Alman Gizli Polis Teşkilatı anlamına gelen ve Almanca’da “Gheime Staatspolizei” olarak bilinen bu teşkilat, Adolf Hitler’in iktidara gelerek, Nazi ideolojisini uygulamaya koymasından sonra Nazi Almanya’sının işgal ettiği bütün topraklarda görev yapmış bir polis teşkilatıdır. Nazi Almanya’sı kurulduğunda, polis teşkilatının çoğu Weimar Cumhuriyeti’nin polis teşkilatının devamı şeklinde olmuştur ve bu standart polis teşkilatları Hitler’in istediği bir oluşum değildir. Hitler, uyguladığı Nazi rejiminde kendisine mutlak sadakatle hizmet edecek birlikler istemiştir ve bunun üzerine SA, SS ve Gestapo kurulmuştur. Gestapo, öylesine güçlenmiştir ki mahkemelerin dahi bu polis teşkilatına sözü geçmez olmuştur.
Her ne kadar Gestapo’nun kurucusu, bu gizli teşkilatı yöneten Heinrich Himmler olarak bilinse de; Hitler’in en yakın arkadaşı olan Hermann Goering, Gestapo’nun gerçek kurucusudur. Goering, Adolf Hitler’in güçlenmesi ve şansölye unvanı almasından sonra Prusya vekili olmuş ve polis devletlerini örgütlemiştir. Gestapoyu kuran Goreing, bu birime çok sayıda Hitler sempatizanı kişiyi sokarak, Hitler’in görüşlerini çevresine aşılamaya başlamıştır. Çok geçmeden taraftarları artan Hitler’in düşünceleriyle Goering, karşıt görüşlü muhaliflere baskı uygulamaya başlamıştır. İlk başlarda Adolf Hitler’in etkinliği arttıran ve büyük bir askeri güç olan SA gün geçtikçe isteklerini artırıyor ve iktidarda bulunan Hitler üzerinde baskı kuruyordu. SA birlikleri artık başına buyruk hareket etmeye başlamıştı ve etrafta darbe dedikoduları dönüyordu. Otoritesinin sarsılacağını ve bir darbe girişimi ihtimali olduğunu fark eden Hitler, tarihte “Uzun Bıçaklar Gecesi” olarak bilinen saldırıyı hazırladı. Bir gecede ve tek bir hamlede SA’nın hemen hemen tüm üst düzey yönetim kadrosu SS ve Gestapo subayları tarafından öldürüldü. Bunun üzerine Hitler bu polis teşkilatını kullanmak için 1934 yılında Gestapo’nun başına Heinrich Himmler’i tayin etmiştir.

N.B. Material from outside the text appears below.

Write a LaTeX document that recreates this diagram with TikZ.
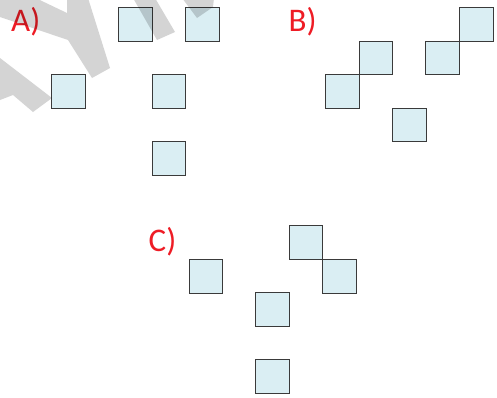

Himmler, komutayı devraldıktan sonra Gestapo’nun kontrolü ve devamlılığı için dinamik ve atılgan SS komutanlarından biri olan Reinhard Heydrich’i başa getirmişir. Kısa zamanda gelişen Gestapo, muazzam bir haberleşme ağı ve detaylı bir bilgi envanterine sahip olmuştur. Ayrıca tamamen gizlenme yeteneği olan bu birlikler, büyük bir gizlilik içinde operasyonlarını sürdürmüşlerdir. Bu gizli ajanlar sıradan bir polis birliği gibi gözükseler de tutuklama, yargılama, infaz gibi sınırsız yetkilere sahiptiler. Gizli faaliyetleri ile hem ülke içi hem de uluslararası alanda bilgi toplayan Gestapo, günümüzün “istihbarat teşkilatları” ile benzer bir yapıya sahipti.